About

This is the blog of the research project “MODELS OF PRODUCING AND DISSEMINATING KNOWLEDGE IN EARLY MODERN EUROPE: THE CARTESIAN FRAMEWORK” (code PN-II-ID-PCE-2011-3-0998), funded through the financing contract for project execution no. 346/2011-10-27 by the Romanian National Research Council (CNCS), implemented at the New Europe College, under the supervision of Prof. Vlad Alexandrescu.

The project aims to conduct a research from an interdisciplinary standpoint on Descartes correspondence, which constitutes a true fountain of theories, ideas and representations, one of the milestones of the intellectual networking of the early modernity. Descartes’ correspondence is first of all a privileged spot of an interdisciplinary study of the way of functioning of the Republic of Letters, in a period when all the instruments, techniques and communication protocols of the early modernity were already in use.

In the last period, the sources of awareness and research in Descartes correspondence were considerably augmented. Considered as the bible of Cartesian studies, the historical edition elaborated by Charles Adam and Paul Tannery, Œuvres de Descartes, Paris, Léopold Cerf, 1897-1913 (AT), is now obsolete. The research center directed by Prof. Giulia Belgioioso (Lecce), regrouping some brilliant researchers as Igor Agostini, Massimiliano Savini, Francesco Marrone, Franco A. Meschini, edited after several years of research a bilingual integral edition of Descartes correspondence. They revealed several aspects remained unknown, as well in the philological plan as in the historical one (René Descartes, Tutte le Lettere 1619-1650, testo francese, latino e nederlandese, nuova edizione ampliata, riveduta e corretta, a cura di Giulia Belgioioso, con la collaborazione di Igor Agostini, Francesco Marrone, Franco A. Meschini, Massimiliano Savini e di Jean-Robert Armogathe, Milano, Bompiani, 2005). A competing project is developped at Utrecht University, under the supervision of prof. Theo Verbeek and Erik-Jan Bos. They started work on a similar project, on different basis. The two volumes published till now, Erik-Jan Bos, The Correspondence between Descartes and Henricus Regius (Utrecht, Zeno, 2002) and Theo Verbeek, Erik-Jan Bos, J. Jeroen Van de Ven, The Correspondance of Descartes: 1643 (Utrecht, Zeno, 2003), announce a complete renewal of Cartesian studies, due to the richness of historical, scientific and philosophical contextualization of the enterprise. Recently, Roger Ariew (University of South Florida) and Erik-Jan Bos have been awarded a large grant by the US National Endowment for the Humanities that will enable them, Theo Verbeek, and others, to complete their new edition of Descartes’ correspondence with an English translation.

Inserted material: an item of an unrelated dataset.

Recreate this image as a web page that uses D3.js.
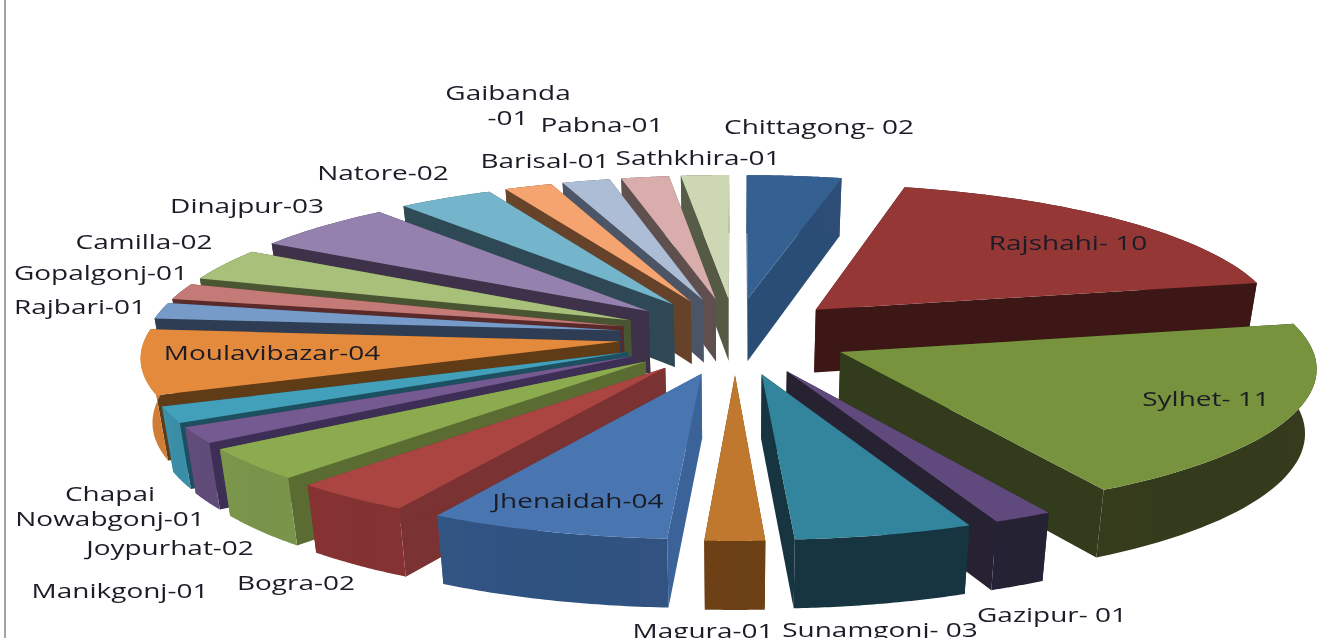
<!DOCTYPE html>
<html>
<head>
<meta charset="utf-8">
<style>
  html, body { margin: 0; padding: 0; background: #fff; overflow: hidden; }
  svg { display: block; }
  text { font-family: "Open Sans", sans-serif; font-size: 19.5px; fill: #1b1b26; }
</style>
</head>
<body>
<svg id="chart"></svg>
<script src="https://cdn.jsdelivr.net/npm/d3@7"></script>
<script>
// Data, clockwise from 12 o'clock
var districts = ["Chittagong", "Rajshahi", "Sylhet", "Gazipur", "Sunamgonj", "Magura", "Jhenaidah", "Bogra", "Joypurhat", "Manikgonj", "Chapai Nowabgonj", "Moulavibazar", "Rajbari", "Gopalgonj", "Camilla", "Dinajpur", "Natore", "Barisal", "Gaibanda", "Pabna", "Sathkhira"];
var counts = [2, 10, 11, 1, 3, 1, 4, 2, 2, 1, 1, 4, 1, 1, 2, 3, 2, 1, 1, 1, 1];

// top face, outer rim and cut wall colours
var topColors = ["#366092", "#953735", "#77933c", "#604a7b", "#31859c", "#c0782f", "#4876b0", "#ab4442", "#8cab50", "#755a92", "#43a0bb", "#e48a3c", "#779bc8", "#c47a77", "#a8c07a", "#9581ae", "#74b5cb", "#f5a46f", "#aebdd6", "#d8adac", "#cdd7b3"];
var rimColors = ["#2c4d75", "#3c1815", "#333a1a", "#262033", "#17343f", "#6b3f17", "#2f5280", "#833130", "#78934a", "#5f4b78", "#3a8da6", "#d07d36", "#2f3d52", "#5a2c2a", "#4a5530", "#3d3248", "#2e4a54", "#66432a", "#4c5566", "#5f4f4f", "#555a45"];
var wallColors = ["#2c4d75", "#3c1815", "#333a1a", "#262033", "#17343f", "#6b3f17", "#3a6499", "#7a3030", "#5a6c33", "#3e2f54", "#1f4f5e", "#5f3a17", "#2f3d52", "#5a2c2a", "#4a5530", "#3d3248", "#2e4a54", "#66432a", "#4c5566", "#5f4f4f", "#555a45"];

// Data labels, each line is its own text
var labelLines = [["Chittagong- 02"], ["Rajshahi- 10"], ["Sylhet- 11"], ["Gazipur- 01"], ["Sunamgonj- 03"], ["Magura-01"], ["Jhenaidah-04"], ["Bogra-02"], ["Joypurhat-02"], ["Manikgonj-01"], ["Chapai", "Nowabgonj-01"], ["Moulavibazar-04"], ["Rajbari-01"], ["Gopalgonj-01"], ["Camilla-02"], ["Dinajpur-03"], ["Natore-02"], ["Barisal-01"], ["Gaibanda", "-01"], ["Pabna-01"], ["Sathkhira-01"]];
var labelX = [819, 1068, 1206, 1052, 880, 703, 578, 296, 170, 120, 110, 272, 80, 101, 144, 247, 383, 545, 508, 602, 698];
var labelY = [134, 250, 406, 622, 637, 638, 508, 590, 555, 598, 501, 360, 314, 280, 249, 213, 180, 168, 100, 132, 165];

var width = 1325,
    height = 639,
    svg = d3.select("#chart").attr("width", width).attr("height", height);

// pie settings
var cx = 735, cy = 336,
    radiusRight = 468, radiusLeft = 474, radiusY = 142,
    perspective = 0.0945, // foreshortening of the back half
    explodeX = 0.245,
    explodeY = 0.27,
    textStretch = 1.435;

var depth = d3.scaleLinear().domain([-1.27, 1.27]).range([69, 58]);
var line = d3.line();

// Project a point on the pie plane (unit radius, y pointing back) to the screen
function project(px, py, lower) {
	var w = 1 + perspective * py;
	var sx = (px < 0 ? radiusLeft : radiusRight) * px / w,
	    sy = cy - radiusY * py / w;
	if (lower) {
		return [cx + sx * 0.98, sy + depth(py)];
	}
	return [cx + sx, sy];
}

var arcs = d3.pie().sort(null).value(function (d) { return d; })
	.startAngle(0).endAngle(2 * Math.PI)(counts);

var slices = arcs.map(function (a) {
	var mid = (a.startAngle + a.endAngle) / 2;
	var ox = explodeX * Math.sin(mid),
	    oy = explodeY * Math.cos(mid);
	var steps = d3.range(0, 41).map(function (i) { return a.startAngle + (a.endAngle - a.startAngle) * i / 40; });
	return {
		i: a.index,
		ox: ox,
		oy: oy,
		rim: steps.map(function (t) { return [ox + Math.sin(t), oy + Math.cos(t)]; })
	};
});

// Painter's order: back slices first
slices.sort(function (a, b) { return b.oy - a.oy; });

var defs = svg.append("defs");
defs.append("filter").attr("id", "soft").append("feGaussianBlur").attr("stdDeviation", 0.45);
defs.append("clipPath").attr("id", "frame").append("rect").attr("width", width).attr("height", 638);

var root = svg.append("g").attr("filter", "url(#soft)").attr("clip-path", "url(#frame)");

// left border of the chart area
root.append("line")
	.attr("x1", 5).attr("x2", 5).attr("y1", 0).attr("y2", height)
	.attr("stroke", "#a3a3a3").attr("stroke-width", 2);

var pieG = root.append("g");

slices.forEach(function (s) {
	var g = pieG.append("g");
	var apex = [s.ox, s.oy];
	var first = s.rim[0], last = s.rim[s.rim.length - 1];

	// rim shading
	var gradId = "rim" + s.i;
	var grad = defs.append("linearGradient").attr("id", gradId);
	grad.append("stop").attr("offset", "0%").attr("stop-color", d3.color(rimColors[s.i]).brighter(0.08));
	grad.append("stop").attr("offset", "55%").attr("stop-color", rimColors[s.i]);
	grad.append("stop").attr("offset", "100%").attr("stop-color", d3.color(rimColors[s.i]).brighter(0.04));

	// the two cut walls
	[first, last].forEach(function (p) {
		var quad = [project(apex[0], apex[1]), project(p[0], p[1]), project(p[0], p[1], true), project(apex[0], apex[1], true)];
		g.append("path").attr("d", line(quad) + "Z").attr("fill", wallColors[s.i]);
	});

	// outer rim
	var upper = s.rim.map(function (p) { return project(p[0], p[1]); });
	var lowerEdge = s.rim.map(function (p) { return project(p[0], p[1], true); }).reverse();
	g.append("path").attr("d", line(upper.concat(lowerEdge)) + "Z").attr("fill", "url(#" + gradId + ")");

	// top face
	var face = [project(apex[0], apex[1])].concat(upper);
	g.append("path").attr("d", line(face) + "Z").attr("fill", topColors[s.i]);
});

// Labels are stretched sideways like the picture
var labels = root.append("g");
labelLines.forEach(function (lines, i) {
	lines.forEach(function (txt, j) {
		labels.append("text")
			.attr("text-anchor", "middle")
			.attr("transform", "translate(" + labelX[i] + "," + (labelY[i] + j * 25) + ") scale(" + textStretch + ",1)")
			.text(txt);
	});
});
</script>
</body>
</html>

Descartes’ Correspondence offers to the researcher a fascinating field of knowledge, because it facilitates an investigation conducted with interdisciplinary methods of an encounter territory of different and diverse paradigms –philosophical, scientific and political ones, communicating with one another in the process of making of European modernity. Descartes’ philosophical plan, launched in distinct moments trough his major works (Discours de la méthode, 1637; Meditationes de prima philosophia, 1641; Principia philosophiae, 1644; Traité des passions de l’âme, 1649) was tested each time by an exchange of letters with his contemporaries, which submitted his work to multiple tests of validation in the Republic of Letters, starting from philosophical and scientific competing models. The most known dossier is built around the Objections and Responses to Metaphysical Meditations, gathering well-known thinkers of the time, as Gassendi, Mersenne, and Hobbes. There are other dossiers too, as interesting as the first one, and stimulating rich scientific and philosophical exchange of ideas, sometimes through the cultural facilitators, constituting their own intellectual network, more and more studied in the last years (for example, Samuel Sorbière, a Huguenot agent of Pierre Gassendi, infiltrated in the Cartesian circles in the years 1643-1647). Descartes’ philosophical correspondence with Princess Elisabeth bears upon the relations between natural philosophy, moral philosophy and metaphysics, announcing the later developments of Cartesian metaphysics and ethics.